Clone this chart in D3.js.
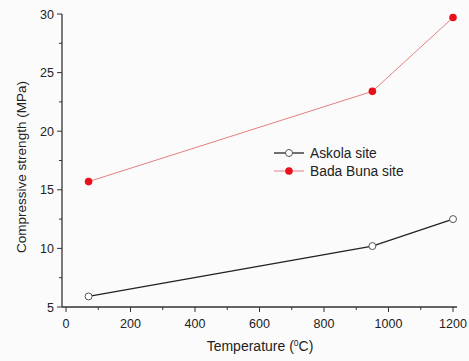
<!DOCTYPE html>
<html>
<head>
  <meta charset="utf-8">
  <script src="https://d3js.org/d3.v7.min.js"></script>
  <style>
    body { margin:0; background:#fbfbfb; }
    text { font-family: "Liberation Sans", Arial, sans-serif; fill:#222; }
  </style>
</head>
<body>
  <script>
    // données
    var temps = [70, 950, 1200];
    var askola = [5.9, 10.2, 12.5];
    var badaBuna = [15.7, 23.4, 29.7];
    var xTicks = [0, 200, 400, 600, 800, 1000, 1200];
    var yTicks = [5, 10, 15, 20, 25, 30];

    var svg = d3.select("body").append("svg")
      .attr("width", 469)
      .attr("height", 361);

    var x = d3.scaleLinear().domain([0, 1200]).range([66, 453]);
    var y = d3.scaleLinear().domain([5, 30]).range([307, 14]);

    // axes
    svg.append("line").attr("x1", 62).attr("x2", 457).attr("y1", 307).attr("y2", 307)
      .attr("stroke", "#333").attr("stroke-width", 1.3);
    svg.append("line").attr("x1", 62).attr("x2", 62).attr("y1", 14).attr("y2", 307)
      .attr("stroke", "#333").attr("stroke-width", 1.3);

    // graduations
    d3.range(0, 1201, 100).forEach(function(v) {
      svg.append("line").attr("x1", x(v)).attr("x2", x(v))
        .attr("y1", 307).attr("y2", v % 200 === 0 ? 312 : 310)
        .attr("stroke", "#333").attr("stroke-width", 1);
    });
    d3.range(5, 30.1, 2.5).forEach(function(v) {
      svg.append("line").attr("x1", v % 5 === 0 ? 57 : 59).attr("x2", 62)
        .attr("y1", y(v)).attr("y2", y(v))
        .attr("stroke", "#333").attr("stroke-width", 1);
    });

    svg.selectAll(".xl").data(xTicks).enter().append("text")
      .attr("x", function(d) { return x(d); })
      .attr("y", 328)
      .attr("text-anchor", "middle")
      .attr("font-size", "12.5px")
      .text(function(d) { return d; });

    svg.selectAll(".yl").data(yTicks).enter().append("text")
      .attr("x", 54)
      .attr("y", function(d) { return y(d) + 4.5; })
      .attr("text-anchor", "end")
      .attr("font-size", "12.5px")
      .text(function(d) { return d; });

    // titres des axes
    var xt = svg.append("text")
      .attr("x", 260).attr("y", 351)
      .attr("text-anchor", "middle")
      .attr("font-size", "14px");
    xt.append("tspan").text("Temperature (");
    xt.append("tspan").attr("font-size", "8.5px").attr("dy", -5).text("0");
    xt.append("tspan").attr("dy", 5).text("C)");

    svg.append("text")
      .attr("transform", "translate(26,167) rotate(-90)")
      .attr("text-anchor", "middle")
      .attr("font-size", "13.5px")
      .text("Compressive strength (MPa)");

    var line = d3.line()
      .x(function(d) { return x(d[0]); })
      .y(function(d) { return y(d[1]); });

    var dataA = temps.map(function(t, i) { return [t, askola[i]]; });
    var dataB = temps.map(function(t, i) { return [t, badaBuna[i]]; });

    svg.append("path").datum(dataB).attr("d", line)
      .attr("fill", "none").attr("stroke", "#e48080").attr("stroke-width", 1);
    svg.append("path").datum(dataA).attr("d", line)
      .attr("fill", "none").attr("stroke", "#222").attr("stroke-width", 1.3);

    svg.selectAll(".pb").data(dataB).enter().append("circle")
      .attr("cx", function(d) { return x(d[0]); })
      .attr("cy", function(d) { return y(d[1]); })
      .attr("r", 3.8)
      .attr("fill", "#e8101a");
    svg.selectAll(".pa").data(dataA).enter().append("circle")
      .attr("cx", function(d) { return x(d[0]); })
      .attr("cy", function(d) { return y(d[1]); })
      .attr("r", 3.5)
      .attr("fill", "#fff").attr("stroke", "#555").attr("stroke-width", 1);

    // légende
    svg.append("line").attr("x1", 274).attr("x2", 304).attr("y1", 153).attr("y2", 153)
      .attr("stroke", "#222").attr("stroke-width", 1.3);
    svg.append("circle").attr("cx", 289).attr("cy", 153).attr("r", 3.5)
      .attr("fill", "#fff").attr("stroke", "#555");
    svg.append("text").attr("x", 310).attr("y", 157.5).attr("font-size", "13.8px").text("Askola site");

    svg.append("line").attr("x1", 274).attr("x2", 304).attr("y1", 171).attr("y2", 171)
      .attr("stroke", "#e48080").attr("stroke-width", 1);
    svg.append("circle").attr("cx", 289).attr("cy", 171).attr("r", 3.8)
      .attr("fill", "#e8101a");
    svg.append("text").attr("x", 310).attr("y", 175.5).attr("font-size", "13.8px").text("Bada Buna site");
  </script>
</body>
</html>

- - -

▶ _Task_: Leave out the pictures and print every line of the data exactly.

▶ _Completed task_:
Clone this chart in D3.js.
<!DOCTYPE html>
<html>
<head>
  <meta charset="utf-8">
  <script src="https://d3js.org/d3.v7.min.js"></script>
  <style>
    body { margin:0; background:#fbfbfb; }
    text { font-family: "Liberation Sans", Arial, sans-serif; fill:#222; }
  </style>
</head>
<body>
  <script>
    // données
    var temps = [70, 950, 1200];
    var askola = [5.9, 10.2, 12.5];
    var badaBuna = [15.7, 23.4, 29.7];
    var xTicks = [0, 200, 400, 600, 800, 1000, 1200];
    var yTicks = [5, 10, 15, 20, 25, 30];

    var svg = d3.select("body").append("svg")
      .attr("width", 469)
      .attr("height", 361);

    var x = d3.scaleLinear().domain([0, 1200]).range([66, 453]);
    var y = d3.scaleLinear().domain([5, 30]).range([307, 14]);

    // axes
    svg.append("line").attr("x1", 62).attr("x2", 457).attr("y1", 307).attr("y2", 307)
      .attr("stroke", "#333").attr("stroke-width", 1.3);
    svg.append("line").attr("x1", 62).attr("x2", 62).attr("y1", 14).attr("y2", 307)
      .attr("stroke", "#333").attr("stroke-width", 1.3);

    // graduations
    d3.range(0, 1201, 100).forEach(function(v) {
      svg.append("line").attr("x1", x(v)).attr("x2", x(v))
        .attr("y1", 307).attr("y2", v % 200 === 0 ? 312 : 310)
        .attr("stroke", "#333").attr("stroke-width", 1);
    });
    d3.range(5, 30.1, 2.5).forEach(function(v) {
      svg.append("line").attr("x1", v % 5 === 0 ? 57 : 59).attr("x2", 62)
        .attr("y1", y(v)).attr("y2", y(v))
        .attr("stroke", "#333").attr("stroke-width", 1);
    });

    svg.selectAll(".xl").data(xTicks).enter().append("text")
      .attr("x", function(d) { return x(d); })
      .attr("y", 328)
      .attr("text-anchor", "middle")
      .attr("font-size", "12.5px")
      .text(function(d) { return d; });

    svg.selectAll(".yl").data(yTicks).enter().append("text")
      .attr("x", 54)
      .attr("y", function(d) { return y(d) + 4.5; })
      .attr("text-anchor", "end")
      .attr("font-size", "12.5px")
      .text(function(d) { return d; });

    // titres des axes
    var xt = svg.append("text")
      .attr("x", 260).attr("y", 351)
      .attr("text-anchor", "middle")
      .attr("font-size", "14px");
    xt.append("tspan").text("Temperature (");
    xt.append("tspan").attr("font-size", "8.5px").attr("dy", -5).text("0");
    xt.append("tspan").attr("dy", 5).text("C)");

    svg.append("text")
      .attr("transform", "translate(26,167) rotate(-90)")
      .attr("text-anchor", "middle")
      .attr("font-size", "13.5px")
      .text("Compressive strength (MPa)");

    var line = d3.line()
      .x(function(d) { return x(d[0]); })
      .y(function(d) { return y(d[1]); });

    var dataA = temps.map(function(t, i) { return [t, askola[i]]; });
    var dataB = temps.map(function(t, i) { return [t, badaBuna[i]]; });

    svg.append("path").datum(dataB).attr("d", line)
      .attr("fill", "none").attr("stroke", "#e48080").attr("stroke-width", 1);
    svg.append("path").datum(dataA).attr("d", line)
      .attr("fill", "none").attr("stroke", "#222").attr("stroke-width", 1.3);

    svg.selectAll(".pb").data(dataB).enter().append("circle")
      .attr("cx", function(d) { return x(d[0]); })
      .attr("cy", function(d) { return y(d[1]); })
      .attr("r", 3.8)
      .attr("fill", "#e8101a");
    svg.selectAll(".pa").data(dataA).enter().append("circle")
      .attr("cx", function(d) { return x(d[0]); })
      .attr("cy", function(d) { return y(d[1]); })
      .attr("r", 3.5)
      .attr("fill", "#fff").attr("stroke", "#555").attr("stroke-width", 1);

    // légende
    svg.append("line").attr("x1", 274).attr("x2", 304).attr("y1", 153).attr("y2", 153)
      .attr("stroke", "#222").attr("stroke-width", 1.3);
    svg.append("circle").attr("cx", 289).attr("cy", 153).attr("r", 3.5)
      .attr("fill", "#fff").attr("stroke", "#555");
    svg.append("text").attr("x", 310).attr("y", 157.5).attr("font-size", "13.8px").text("Askola site");

    svg.append("line").attr("x1", 274).attr("x2", 304).attr("y1", 171).attr("y2", 171)
      .attr("stroke", "#e48080").attr("stroke-width", 1);
    svg.append("circle").attr("cx", 289).attr("cy", 171).attr("r", 3.8)
      .attr("fill", "#e8101a");
    svg.append("text").attr("x", 310).attr("y", 175.5).attr("font-size", "13.8px").text("Bada Buna site");
  </script>
</body>
</html>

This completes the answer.